Tuesday, May 23

June Bugs

Remember last week, when I was talking about the June bug? My all-time least favorite bug? The bug that got in my shoe in the dark one time and it was gross and I touched it and almost died? It's May, and no one told the June bugs in Missouri.

I was outside reading earlier, and there was a flock of June bugs. A flock, I say! At first there was only one, and then he had idiotically maneuvered himself onto his back (as June bugs are idiotically apt to do), and so that was fine. I was fine with the June bug lying in his semi-prone position, because I knew exactly where he was. And then there were two, and eventually they were both (idiotically) on their backs, and then it was fine then, too. But then three more came by, and they all had a June bug party, mocking me at every turn, flying just close enough to me to make me almost freak out, and then buzzing their disgusting fat bodies back to the light bulb. Speaking of which, what is it that makes bugs fly into the light like that? I like to think it's like that scene in A Bug's Life.

[two mosquitoes fly near a bug zapper; one flies towards it, as if in a trance]
Mosquito #1: Larry, no! Don't look at the light!
Mosquito #2: [entranced] I-can't-help-it. It's-so-beautiful.
[Larry gets zapped, falls]


Anyway, I thought it would be wise from now on to read (read: smoke) in the garage with the door open from now on, at least when the puppy is already asleep. But when I went out there a few minutes ago, the June bug party decided to join me there, too! At least in the garage, there is more space for them to buzz around, and you'd think that would mean they would harass me less. Not so! They harass me equally as much out there. I swear, I'm their entertainment. This one June bug, he flew perilously close to my head, and I smacked him with my book. I didn't mean to smack him hard, I just wanted to re-direct him, maybe make him think about where he was flying and whether using me for his entertainment was really worth it. Imagine my horror when I appeared to have wounded the disgusting bug, and it sat on the cement floor of the garage with one wing askew.

I cry fairly easily, but I'm able to (barely) hold it back when it's a June bug.

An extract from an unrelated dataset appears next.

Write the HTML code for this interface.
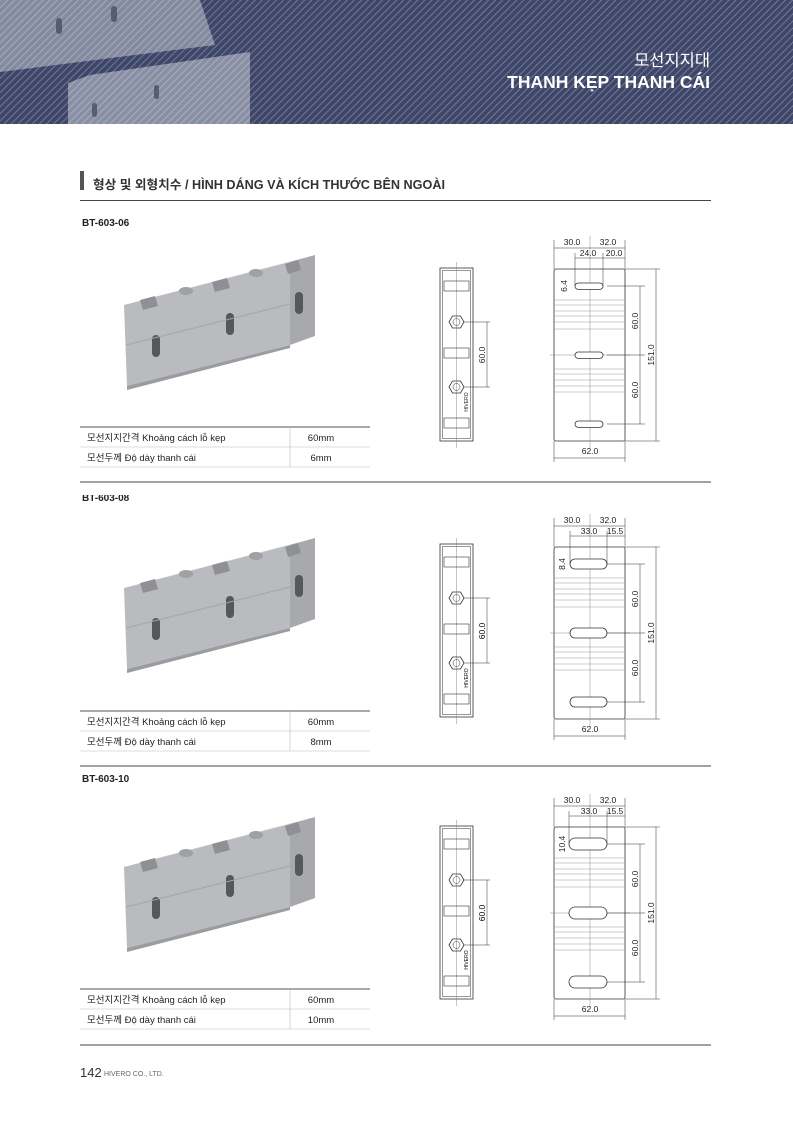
<!DOCTYPE html>
<html><head><meta charset="utf-8"><style>
html,body{margin:0;padding:0;background:#fff}
body{width:793px;height:1122px;position:relative;overflow:hidden;font-family:"Liberation Sans","Noto Sans CJK KR",sans-serif}
#hdr{position:absolute;left:0;top:0;width:793px;height:124px;background:#3e4669}
svg{position:absolute;left:0;top:0}
</style></head><body>
<div id="hdr"></div>
<svg width="793" height="1122" viewBox="0 0 793 1122" font-family="Liberation Sans, Noto Sans CJK KR, sans-serif">
<defs>
<pattern id="stripes" width="5" height="5" patternUnits="userSpaceOnUse" patternTransform="rotate(45)">
<rect x="0" y="0" width="1" height="5" fill="rgba(255,255,255,0.28)"/>
</pattern>
<g id="prod">
<polygon points="124,305 150,298 315,255 290,262" fill="#d3d5d8"/>
<polygon points="124,305 290,262 290,345 127,386" fill="#b9bbbf"/>
<polygon points="290,262 315,255 315,336 290,345" fill="#a7a9ad"/>
<polygon points="127,386 290,345 290,348 127,390" fill="#9a9ca0"/>
<polygon points="140,300 155,296 158,306 143,310" fill="#8e9094"/>
<polygon points="212,282 227,278 230,288 215,292" fill="#8e9094"/>
<polygon points="285,264 298,260 301,270 288,274" fill="#8e9094"/>
<ellipse cx="186" cy="291" rx="7" ry="4" fill="#9fa1a5"/>
<ellipse cx="256" cy="273" rx="7" ry="4" fill="#9fa1a5"/>
<rect x="152" y="335" width="8" height="22" rx="4" fill="#55575b"/>
<rect x="226" y="313" width="8" height="22" rx="4" fill="#55575b"/>
<rect x="295" y="292" width="8" height="22" rx="4" fill="#55575b"/>
<line x1="126" y1="345" x2="290" y2="304" stroke="#a3a5a9" stroke-width="1"/>
</g>
<g id="side" fill="none" stroke="#333" stroke-width="0.8">
<rect x="440" y="268" width="33" height="173"/>
<rect x="442.5" y="270.5" width="28" height="168" stroke-width="0.5"/>
<line x1="456.5" y1="262" x2="456.5" y2="448" stroke="#888" stroke-width="0.5"/>
<rect x="444" y="281" width="25" height="10" stroke-width="0.6"/>
<rect x="444" y="348" width="25" height="10" stroke-width="0.6"/>
<rect x="444" y="418" width="25" height="10" stroke-width="0.6"/>
<polygon points="449,322 452.5,316 460.5,316 464,322 460.5,328 452.5,328"/>
<circle cx="456.5" cy="322" r="3.5" stroke-width="0.5"/>
<polygon points="449,387 452.5,381 460.5,381 464,387 460.5,393 452.5,393"/>
<circle cx="456.5" cy="387" r="3.5" stroke-width="0.5"/>
<line x1="464" y1="322" x2="490" y2="322" stroke-width="0.5"/>
<line x1="464" y1="387" x2="490" y2="387" stroke-width="0.5"/>
<line x1="487" y1="322" x2="487" y2="387" stroke-width="0.5"/>
</g>
<g id="front" fill="none" stroke="#333" stroke-width="0.8">
<rect x="554" y="269" width="71" height="172" rx="2"/>
<line x1="590" y1="236" x2="590" y2="448" stroke="#888" stroke-width="0.5"/>
<line x1="550" y1="355" x2="630" y2="355" stroke="#888" stroke-width="0.5"/>
<g stroke="#999" stroke-width="0.5">
<line x1="554" y1="300" x2="625" y2="300"/><line x1="554" y1="305" x2="625" y2="305"/>
<line x1="554" y1="311" x2="625" y2="311"/><line x1="554" y1="316" x2="625" y2="316"/>
<line x1="554" y1="322" x2="625" y2="322"/><line x1="554" y1="329" x2="625" y2="329"/>
<line x1="554" y1="369" x2="625" y2="369"/><line x1="554" y1="374" x2="625" y2="374"/>
<line x1="554" y1="380" x2="625" y2="380"/><line x1="554" y1="386" x2="625" y2="386"/>
<line x1="554" y1="392" x2="625" y2="392"/>
</g>
<g stroke-width="0.5">
<line x1="554" y1="240" x2="554" y2="269"/><line x1="625" y1="240" x2="625" y2="269"/>
<line x1="554" y1="248" x2="625" y2="248"/>
<line x1="554" y1="441" x2="554" y2="462"/><line x1="625" y1="441" x2="625" y2="462"/>
<line x1="554" y1="458" x2="625" y2="458"/>
<line x1="607" y1="286" x2="645" y2="286"/><line x1="607" y1="355" x2="645" y2="355"/>
<line x1="607" y1="424" x2="645" y2="424"/>
<line x1="640" y1="286" x2="640" y2="424"/>
<line x1="625" y1="269" x2="660" y2="269"/><line x1="625" y1="441" x2="660" y2="441"/>
<line x1="656" y1="269" x2="656" y2="441"/>
</g>
</g>
</defs>

<!-- header decoration -->
<polygon points="0,0 200,0 215,45 0,72" fill="#9ca1b3" opacity="0.75"/>
<polygon points="68,83 90,75 250,52 250,124 68,124" fill="#9ca1b3" opacity="0.8"/>
<rect x="0" y="0" width="793" height="124" fill="url(#stripes)"/>
<rect x="56" y="18" width="6" height="16" rx="3" fill="#4a4f62" opacity="0.8"/>
<rect x="111" y="6" width="6" height="16" rx="3" fill="#4a4f62" opacity="0.8"/>
<rect x="92" y="103" width="5" height="14" rx="2.5" fill="#4a4f62" opacity="0.8"/>
<rect x="154" y="85" width="5" height="14" rx="2.5" fill="#4a4f62" opacity="0.8"/>
<text x="710" y="66" fill="#fff" font-size="16.5" text-anchor="end">모선지지대</text>
<text x="710" y="88" fill="#fff" font-size="17.5" font-weight="bold" text-anchor="end">THANH KẸP THANH CÁI</text>

<rect x="80" y="171" width="4" height="19" fill="#555"/>
<text x="93" y="189" font-size="12.5" font-weight="bold" fill="#333" textLength="352" lengthAdjust="spacingAndGlyphs">형상 및 외형치수 / HÌNH DÁNG VÀ KÍCH THƯỚC BÊN NGOÀI</text>
<line x1="80" y1="200.5" x2="711" y2="200.5" stroke="#444" stroke-width="1"/>

<!-- Section 1 -->
<text x="82" y="226" font-size="10" font-weight="bold" fill="#222">BT-603-06</text>
<use href="#prod"/>
<use href="#side"/>
<use href="#front"/>
<g fill="#fff" stroke="#333" stroke-width="0.8">
<rect x="575" y="283" width="28" height="6.4" rx="3.2"/><rect x="575" y="352" width="28" height="6.4" rx="3.2"/><rect x="575" y="421" width="28" height="6.4" rx="3.2"/>
</g>
<g stroke="#333" stroke-width="0.5"><line x1="575" y1="253" x2="575" y2="286"/><line x1="575" y1="258" x2="625" y2="258"/><line x1="603" y1="253" x2="603" y2="286"/></g>
<g font-size="8.5" fill="#222" text-anchor="middle">
<text x="572" y="245">30.0</text><text x="608" y="245">32.0</text>
<text x="588" y="256">24.0</text><text x="614" y="256">20.0</text>
<text transform="translate(567,286) rotate(-90)">6.4</text>
<text transform="translate(638,321) rotate(-90)">60.0</text>
<text transform="translate(638,390) rotate(-90)">60.0</text>
<text transform="translate(654,355) rotate(-90)">151.0</text>
<text x="590" y="454">62.0</text>
<text transform="translate(485,355) rotate(-90)">60.0</text>
<text transform="translate(468,402) rotate(-90)" font-size="5">HIVERO</text>
</g>
<line x1="80" y1="427" x2="370" y2="427" stroke="#555" stroke-width="1"/>
<line x1="80" y1="447" x2="370" y2="447" stroke="#bbb" stroke-width="0.6"/>
<line x1="80" y1="467" x2="370" y2="467" stroke="#bbb" stroke-width="0.6"/>
<line x1="290" y1="427" x2="290" y2="467" stroke="#bbb" stroke-width="0.6"/>
<g font-size="9.5" fill="#222"><text x="87" y="441">모선지지간격  Khoảng cách lỗ kẹp</text><text x="87" y="461">모선두께  Độ dày thanh cái</text>
<text x="321" y="441" text-anchor="middle">60mm</text><text x="321" y="461" text-anchor="middle">6mm</text></g>
<line x1="80" y1="482" x2="711" y2="482" stroke="#444" stroke-width="1"/>

<!-- Section 2 -->
<text x="82" y="501" font-size="10" font-weight="bold" fill="#222">BT-603-08</text>
<rect x="80" y="483" width="100" height="12" fill="#fff"/>
<g transform="translate(0,283)"><use href="#prod"/></g>
<g transform="translate(0,276)"><use href="#side"/>
<text transform="translate(485,355) rotate(-90)" font-size="8.5" text-anchor="middle">60.0</text>
<text transform="translate(468,402) rotate(-90)" font-size="5" text-anchor="middle">HIVERO</text></g>
<g transform="translate(0,278)"><use href="#front"/>
<g fill="#fff" stroke="#333" stroke-width="0.8">
<rect x="570" y="281" width="37" height="10" rx="5"/><rect x="570" y="350" width="37" height="10" rx="5"/><rect x="570" y="419" width="37" height="10" rx="5"/>
</g>
<g stroke="#333" stroke-width="0.5"><line x1="570" y1="253" x2="570" y2="286"/><line x1="570" y1="258" x2="625" y2="258"/><line x1="607" y1="253" x2="607" y2="286"/></g>
<g font-size="8.5" fill="#222" text-anchor="middle">
<text x="572" y="245">30.0</text><text x="608" y="245">32.0</text>
<text x="589" y="256">33.0</text><text x="615" y="256">15.5</text>
<text transform="translate(565,286) rotate(-90)">8.4</text>
<text transform="translate(638,321) rotate(-90)">60.0</text>
<text transform="translate(638,390) rotate(-90)">60.0</text>
<text transform="translate(654,355) rotate(-90)">151.0</text>
<text x="590" y="454">62.0</text></g></g>
<g transform="translate(0,284)">
<line x1="80" y1="427" x2="370" y2="427" stroke="#555" stroke-width="1"/>
<line x1="80" y1="447" x2="370" y2="447" stroke="#bbb" stroke-width="0.6"/>
<line x1="80" y1="467" x2="370" y2="467" stroke="#bbb" stroke-width="0.6"/>
<line x1="290" y1="427" x2="290" y2="467" stroke="#bbb" stroke-width="0.6"/>
<g font-size="9.5" fill="#222"><text x="87" y="441">모선지지간격  Khoảng cách lỗ kẹp</text><text x="87" y="461">모선두께  Độ dày thanh cái</text>
<text x="321" y="441" text-anchor="middle">60mm</text><text x="321" y="461" text-anchor="middle">8mm</text></g></g>
<line x1="80" y1="766" x2="711" y2="766" stroke="#444" stroke-width="1"/>

<!-- Section 3 -->
<text x="82" y="782" font-size="10" font-weight="bold" fill="#222">BT-603-10</text>
<g transform="translate(0,562)"><use href="#prod"/></g>
<g transform="translate(0,558)"><use href="#side"/>
<text transform="translate(485,355) rotate(-90)" font-size="8.5" text-anchor="middle">60.0</text>
<text transform="translate(468,402) rotate(-90)" font-size="5" text-anchor="middle">HIVERO</text></g>
<g transform="translate(0,558)"><use href="#front"/>
<g fill="#fff" stroke="#333" stroke-width="0.8">
<rect x="569" y="280" width="38" height="12" rx="6"/><rect x="569" y="349" width="38" height="12" rx="6"/><rect x="569" y="418" width="38" height="12" rx="6"/>
</g>
<g stroke="#333" stroke-width="0.5"><line x1="569" y1="253" x2="569" y2="286"/><line x1="569" y1="258" x2="625" y2="258"/><line x1="607" y1="253" x2="607" y2="286"/></g>
<g font-size="8.5" fill="#222" text-anchor="middle">
<text x="572" y="245">30.0</text><text x="608" y="245">32.0</text>
<text x="589" y="256">33.0</text><text x="615" y="256">15.5</text>
<text transform="translate(565,286) rotate(-90)">10.4</text>
<text transform="translate(638,321) rotate(-90)">60.0</text>
<text transform="translate(638,390) rotate(-90)">60.0</text>
<text transform="translate(654,355) rotate(-90)">151.0</text>
<text x="590" y="454">62.0</text></g></g>
<g transform="translate(0,562)">
<line x1="80" y1="427" x2="370" y2="427" stroke="#555" stroke-width="1"/>
<line x1="80" y1="447" x2="370" y2="447" stroke="#bbb" stroke-width="0.6"/>
<line x1="80" y1="467" x2="370" y2="467" stroke="#bbb" stroke-width="0.6"/>
<line x1="290" y1="427" x2="290" y2="467" stroke="#bbb" stroke-width="0.6"/>
<g font-size="9.5" fill="#222"><text x="87" y="441">모선지지간격  Khoảng cách lỗ kẹp</text><text x="87" y="461">모선두께  Độ dày thanh cái</text>
<text x="321" y="441" text-anchor="middle">60mm</text><text x="321" y="461" text-anchor="middle">10mm</text></g></g>
<line x1="80" y1="1045" x2="711" y2="1045" stroke="#444" stroke-width="1"/>

<text x="80" y="1077" font-size="13" fill="#333">142</text>
<text x="104" y="1076" font-size="7" fill="#666">HIVERO CO., LTD.</text>
</svg>
</body></html>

I watched it for a few minutes. I warned it that it better get it's act together and stop faking it if it didn't want to be put out of it's misery. I even tapped his wing back into place because I wasn't sure if it was just, I don't know, out of joint or something. I gave him more chances than most people would have given a June bug, but in the end, he was too far gone.

So I smooshed him with the spine of my book.

4 comments:

Miss Wired said...

Awwww, I hope he comes back as something better!

Anonymous said...

We have problems with June bugs at my aunts house. There are huge swarms of them at night. To lighten the swarm she puts out a bucket of water on the porch. You would not believe how they will flock to the water. She gets rid of a good portion of them that way. Just empty and refill the bucket every couple of days and you will see a difference in their population.

Jess said...

I'm telling you, Sunny, Nads has some sage-like wisdom. June bugs are indeed attracted to water like a moth to the flame (or some other cheesy bug-related simile). Let them drown themselves. At least that way you don't have to battle the guilt (momentarily) before you put him/her out of their misery.

Byagi said...

I kind of liked the superheroesesque idea of you destroying them with your trusty book, but then all your books would be nasty.